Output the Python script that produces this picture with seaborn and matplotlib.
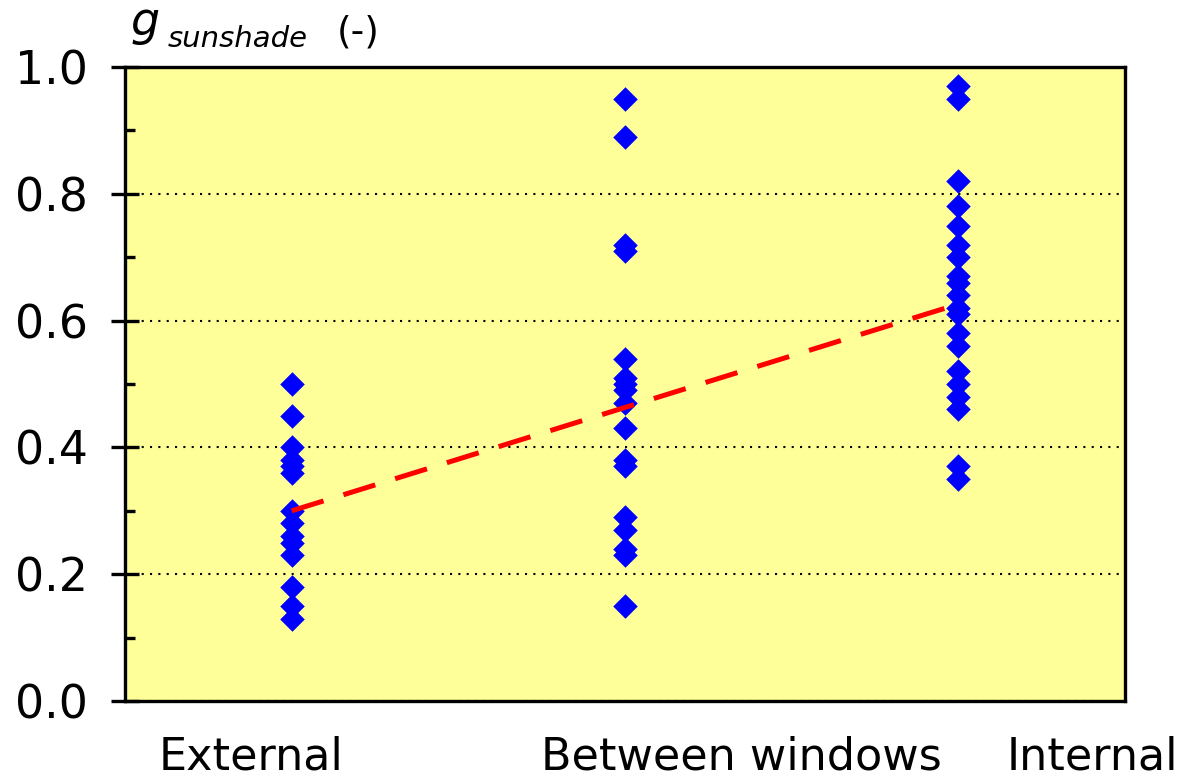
import numpy as np
import pandas as pd
import matplotlib
matplotlib.use("Agg")
import matplotlib.pyplot as plt
from matplotlib.ticker import MultipleLocator, FormatStrFormatter
import seaborn as sns

# ---- data ----
categories = ["External", "Between windows", "Internal"]
external = [0.50, 0.45, 0.40, 0.38, 0.37, 0.36, 0.30, 0.28, 0.26, 0.25, 0.23,
            0.18, 0.15, 0.13]
between = [0.95, 0.89, 0.72, 0.71, 0.54, 0.51, 0.50, 0.49, 0.47, 0.43, 0.38,
           0.37, 0.29, 0.27, 0.24, 0.23, 0.15]
internal = [0.97, 0.95, 0.82, 0.78, 0.75, 0.72, 0.70, 0.67, 0.66, 0.64, 0.62,
            0.61, 0.58, 0.56, 0.52, 0.50, 0.48, 0.46, 0.37, 0.35]
trend = [0.30, 0.463, 0.626]
y_ticks = [0.0, 0.2, 0.4, 0.6, 0.8, 1.0]

df = pd.DataFrame({
    "position": (["External"] * len(external) + ["Between windows"] * len(between)
                 + ["Internal"] * len(internal)),
    "g": external + between + internal,
})

sns.set_style("ticks")
plt.rcParams["font.family"] = ["DejaVu Sans"]
plt.rcParams["text.color"] = "black"

W, H = 1186, 778
fig = plt.figure(figsize=(W / 100, H / 100), dpi=100)
ax = fig.add_axes([125 / W, (H - 701) / H, 1000 / W, 634 / H])
ax.set_facecolor("#FFFF99")
ax.set_axisbelow(True)

sns.stripplot(data=df, x="position", y="g", order=categories, jitter=False,
              marker="D", size=12.5, color="#0000FF", linewidth=0, ax=ax, zorder=3)

lw = 3.6
ax.plot(np.arange(len(categories)), trend, color="#FF0000", lw=lw,
        linestyle=(0, (24 / lw, 15 / lw)), zorder=4, solid_capstyle="butt",
        dash_capstyle="butt")

ax.set_xlim(-0.5, 2.5)
ax.set_ylim(0, 1)
ax.set_xticks([])
ax.set_xlabel("")
ax.set_ylabel("")
ax.set_yticks(y_ticks)
ax.yaxis.set_major_formatter(FormatStrFormatter("%.1f"))
ax.yaxis.set_minor_locator(MultipleLocator(0.1))
ax.tick_params(axis="y", which="major", direction="inout", length=20, width=2.4,
               labelsize=33, pad=17, color="black", labelcolor="black")
ax.tick_params(axis="y", which="minor", direction="in", length=7, width=2.4,
               color="black")
ax.yaxis.grid(True, which="major", color="black", linestyle=(0, (1, 3)),
              linewidth=1.5)
ax.xaxis.grid(False)

for sp in ax.spines.values():
    sp.set_visible(True)
    sp.set_color("black")
    sp.set_linewidth(2.4)

# category labels below the plot
label_x = [251, 741, 1092]
for name, px in zip(categories, label_x):
    fig.text(px / W, 1 - 770 / H, name, ha="center", va="baseline",
             fontsize=32, color="black")

# y-axis title
fig.text(131 / W, 1 - 35 / H, "g", fontsize=33, style="italic",
         ha="left", va="baseline", color="black")
fig.text(168 / W, 1 - 47 / H, "sunshade", fontsize=21, style="italic",
         ha="left", va="baseline", color="black")
fig.text(358 / W, 1 - 42 / H, "(-)", fontsize=27, ha="center", va="baseline",
         color="black")

fig.savefig("out.png", dpi=100, facecolor="white")
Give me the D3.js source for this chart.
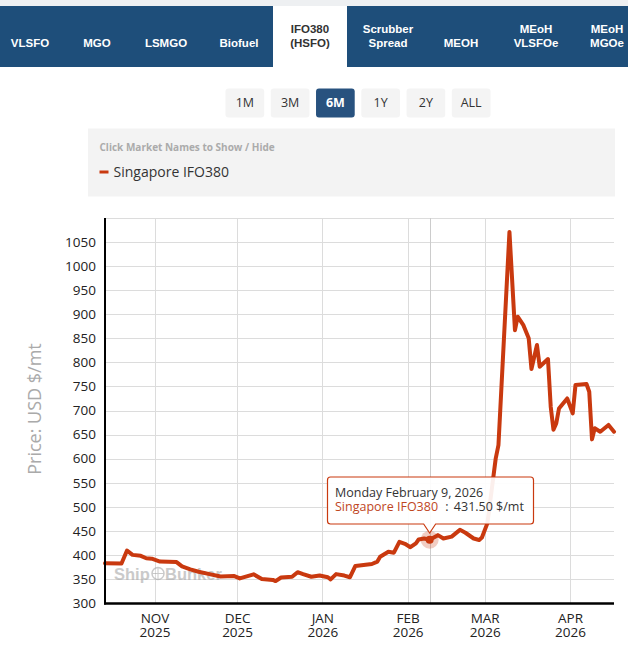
<!DOCTYPE html>
<html><head><meta charset="utf-8">
<script src="https://cdn.jsdelivr.net/npm/d3@7"></script>
<style>body{margin:0;background:#fff;overflow:hidden;} svg{display:block;}</style>
</head><body><svg id="c" width="628" height="658"></svg>
<script>
// ---------- DATA ----------
const tabLabels = [["VLSFO"],["MGO"],["LSMGO"],["Biofuel"],["IFO380","(HSFO)"],["Scrubber","Spread"],["MEOH"],["MEoH","VLSFOe"],["MEoH","MGOe"]];
const activeTab = "IFO380";
const rangeButtons = ["1M","3M","6M","1Y","2Y","ALL"];
const activeRange = "6M";
const seriesName = "Singapore IFO380";
const yTicks = [300,350,400,450,500,550,600,650,700,750,800,850,900,950,1000,1050];
const monthTicks = ["2025-11-01","2025-12-01","2026-01-01","2026-02-01","2026-03-01","2026-04-01"];
const dates = [
 "2025-10-14","2025-10-20","2025-10-22","2025-10-24","2025-10-27","2025-10-29","2025-10-31",
 "2025-11-03","2025-11-09","2025-11-11","2025-11-14","2025-11-17","2025-11-21","2025-11-25","2025-11-30",
 "2025-12-02","2025-12-07","2025-12-10","2025-12-14","2025-12-15","2025-12-17","2025-12-21","2025-12-23",
 "2025-12-25","2025-12-28","2025-12-31","2026-01-03","2026-01-04","2026-01-06","2026-01-09","2026-01-11",
 "2026-01-13","2026-01-16","2026-01-19","2026-01-21","2026-01-22","2026-01-25","2026-01-27","2026-01-29",
 "2026-01-31","2026-02-02","2026-02-04","2026-02-05","2026-02-07","2026-02-09","2026-02-12","2026-02-14",
 "2026-02-17","2026-02-20","2026-02-22","2026-02-25","2026-02-27","2026-02-28","2026-03-02","2026-03-05",
 "2026-03-06","2026-03-10","2026-03-12","2026-03-13","2026-03-15","2026-03-17","2026-03-18","2026-03-20",
 "2026-03-21","2026-03-24","2026-03-25","2026-03-26","2026-03-27","2026-03-28","2026-03-31","2026-04-02",
 "2026-04-03","2026-04-07","2026-04-08","2026-04-09","2026-04-10","2026-04-12","2026-04-15","2026-04-17"];
const prices = [
 382.5,382,409,400,398,393,392,
 386,385,376,370,365,360,355,356,
 351,359.5,350,348,345.5,353,354.5,364,
 360,354.5,357,353.5,349,360,357,353.5,
 377,379,381,386,396,406.5,404.5,427,
 423,416,424,432,434,431.5,441,434,
 438,452,446,434,431,436,466,600,
 628,1071,867,895,878,850,786,836,
 791,807,708,660,673,704,725,694,
 753,755,739,640,663,656,670,656];
const tooltipDate = "2026-02-09";

// ---------- SETUP ----------
const svg = d3.select("#c");
const parse = d3.timeParse("%Y-%m-%d");
const data = dates.map((d,i)=>({date:parse(d), value:prices[i]}));
const lineColor = "#c9390f";
const navBlue = "#1e4e7a";
const sans = "'Open Sans', 'Noto Sans', sans-serif";
const arial = "'Liberation Sans', Arial, sans-serif";

// top strip + nav
svg.append("rect").attr("x",0).attr("y",0).attr("width",628).attr("height",6).attr("fill","#eef0f2");
svg.append("rect").attr("x",0).attr("y",6).attr("width",628).attr("height",61).attr("fill",navBlue);
const tabCenters = [30,97,166,239,310,388,461,536,607];
const tabs = svg.append("g");
tabLabels.forEach((lab,i)=>{
  const isActive = lab[0]===activeTab;
  if(isActive){
    tabs.append("rect").attr("x",273).attr("y",6).attr("width",74).attr("height",61).attr("fill","#fff");
  }
  const t = tabs.append("text").attr("text-anchor","middle")
    .attr("font-family",arial).attr("font-weight","bold").attr("font-size","11.5px")
    .attr("fill", isActive? "#333":"#fff");
  const baseY = 46.8;
  lab.forEach((s,j)=>{
    const y = lab.length===1 ? baseY : baseY - (lab.length-1-j)*13.4;
    t.append("tspan").attr("x",tabCenters[i]).attr("y",y).text(s);
  });
});

// range buttons
const btnX = d3.scaleBand().domain(rangeButtons).range([225.5,490.5]).paddingInner(0.145).paddingOuter(0);
rangeButtons.forEach(b=>{
  const act = b===activeRange;
  svg.append("rect").attr("x",btnX(b)).attr("y",88.5).attr("width",btnX.bandwidth()).attr("height",29)
    .attr("rx",3).attr("fill", act? "#28527f":"#f4f4f4");
  svg.append("text").attr("x",btnX(b)+btnX.bandwidth()/2).attr("y",106.5).attr("text-anchor","middle")
    .attr("font-family",sans).attr("font-size","12.5px").attr("font-weight",act?"bold":"normal")
    .attr("fill",act?"#fff":"#333").text(b);
});

// legend box
svg.append("rect").attr("x",88).attr("y",128.5).attr("width",527).attr("height",68).attr("fill","#f3f3f3");
svg.append("text").attr("x",99.5).attr("y",151.3).attr("font-family",sans).attr("font-size","10px")
  .attr("font-weight","bold").attr("fill","#ababab").text("Click Market Names to Show / Hide");
svg.append("line").attr("x1",99.5).attr("x2",108.5).attr("y1",172).attr("y2",172)
  .attr("stroke",lineColor).attr("stroke-width",3);
svg.append("text").attr("x",113.5).attr("y",176.6).attr("font-family",sans).attr("font-size","14px")
  .attr("fill","#333").text(seriesName);

// ---------- CHART ----------
const x = d3.scaleTime().domain([parse("2025-10-14"), parse("2026-04-17")]).range([105,614]);
const y = d3.scaleLinear().domain([300,1100]).range([603,218]);

const grid = svg.append("g").attr("stroke","#dcdcdc").attr("stroke-width",1);
d3.range(300,1101,50).forEach(v=>{
  grid.append("line").attr("x1",105).attr("x2",614).attr("y1",Math.round(y(v))+0.5).attr("y2",Math.round(y(v))+0.5);
});
monthTicks.forEach(m=>{
  const xx = Math.round(x(parse(m)))+0.5;
  grid.append("line").attr("x1",xx).attr("x2",xx).attr("y1",218).attr("y2",603);
});
// crosshair
const tipPt = data.find(d=>+d.date===+parse(tooltipDate));
svg.append("line").attr("x1",Math.round(x(tipPt.date))+0.5).attr("x2",Math.round(x(tipPt.date))+0.5)
  .attr("y1",218).attr("y2",603).attr("stroke","#cccccc").attr("stroke-width",1);

// watermark
const wm = svg.append("g").attr("opacity",0.6);
wm.append("text").attr("x",114).attr("y",579.5).attr("font-family",arial).attr("font-weight","bold")
  .attr("font-size","16.5px").attr("fill","#a8a8a8").text("Ship");
wm.append("circle").attr("cx",158).attr("cy",573.5).attr("r",6).attr("fill","none").attr("stroke","#a8a8a8").attr("stroke-width",1.5);
wm.append("path").attr("d","M152,573.5H164M158,567.5V579.5").attr("stroke","#a8a8a8").attr("stroke-width",1);
wm.append("text").attr("x",165).attr("y",579.5).attr("font-family",arial).attr("font-weight","bold")
  .attr("font-size","16.5px").attr("fill","#a8a8a8").text("Bunker");

// line
const line = d3.line().x(d=>x(d.date)).y(d=>y(d.value)).curve(d3.curveLinear);
svg.append("path").datum(data).attr("d",line).attr("fill","none").attr("stroke",lineColor)
  .attr("stroke-width",4).attr("stroke-linejoin","round").attr("stroke-linecap","round");

// axes
const yAxis = svg.append("g").attr("transform","translate(105,0)")
  .call(d3.axisLeft(y).tickValues(yTicks).tickSize(0).tickPadding(9).tickFormat(d3.format("d")));
yAxis.select(".domain").remove();
yAxis.selectAll("text").attr("font-family",sans).attr("font-size","13.5px").attr("fill","#222");

const xAxis = svg.append("g").attr("transform","translate(0,603)")
  .call(d3.axisBottom(x).tickValues(monthTicks.map(parse)).tickSize(0).tickFormat(""));
xAxis.select(".domain").remove();
xAxis.selectAll(".tick text").remove();
xAxis.selectAll(".tick").each(function(d){
  const g = d3.select(this);
  g.append("text").attr("x",0).attr("y",19.5).attr("text-anchor","middle").attr("font-family",sans)
    .attr("font-size","13.5px").attr("fill","#222").text(d3.timeFormat("%b")(d).toUpperCase());
  g.append("text").attr("x",0).attr("y",33.5).attr("text-anchor","middle").attr("font-family",sans)
    .attr("font-size","13.5px").attr("fill","#222").text(d3.timeFormat("%Y")(d));
});

svg.append("line").attr("x1",105).attr("x2",105).attr("y1",218).attr("y2",604.5).attr("stroke","#000").attr("stroke-width",2);
svg.append("line").attr("x1",104).attr("x2",614).attr("y1",603.5).attr("y2",603.5).attr("stroke","#000").attr("stroke-width",2.5);

// y title
svg.append("text").attr("transform","translate(40.5,409) rotate(-90)").attr("text-anchor","middle")
  .attr("font-family",sans).attr("font-size","18px").attr("fill","#aaaaaa").text("Price: USD $/mt");

// hover marker
const px = x(tipPt.date), py = y(tipPt.value);
svg.append("circle").attr("cx",px).attr("cy",py).attr("r",9).attr("fill",lineColor).attr("opacity",0.25);
svg.append("circle").attr("cx",px).attr("cy",py).attr("r",4).attr("fill",lineColor);

// tooltip
const tx0=327.5, tx1=533.5, ty0=477, ty1=524, r=3, cx=px, tipY=533;
const tpath = `M${tx0+r},${ty0}H${tx1-r}Q${tx1},${ty0} ${tx1},${ty0+r}V${ty1-r}Q${tx1},${ty1} ${tx1-r},${ty1}`+
  `H${cx+6}L${cx},${tipY}L${cx-6},${ty1}H${tx0+r}Q${tx0},${ty1} ${tx0},${ty1-r}V${ty0+r}Q${tx0},${ty0} ${tx0+r},${ty0}Z`;
svg.append("path").attr("d",tpath).attr("fill","#fff").attr("fill-opacity",0.92).attr("stroke",lineColor).attr("stroke-width",1.2);
svg.append("text").attr("x",335).attr("y",497).attr("font-family",sans).attr("font-size","12.5px").attr("fill","#333")
  .text(d3.timeFormat("%A %B %-d, %Y")(tipPt.date));
const t2 = svg.append("text").attr("x",335).attr("y",511).attr("font-family",sans).attr("font-size","12.5px").attr("fill","#333");
t2.append("tspan").attr("fill","#c0461e").text(seriesName);
t2.append("tspan").attr("dx",4).text(" :");
t2.append("tspan").attr("dx",2).text(" " + d3.format(".2f")(tipPt.value) + " $/mt");
</script></body></html>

════════════════════

### [What to do]
Collect each line holding the string "matplotlib".

### [The response]
Output the Python script that produces this picture with seaborn and matplotlib.
import matplotlib
matplotlib.use("Agg")
import matplotlib.pyplot as plt
from matplotlib.ticker import MultipleLocator, FormatStrFormatter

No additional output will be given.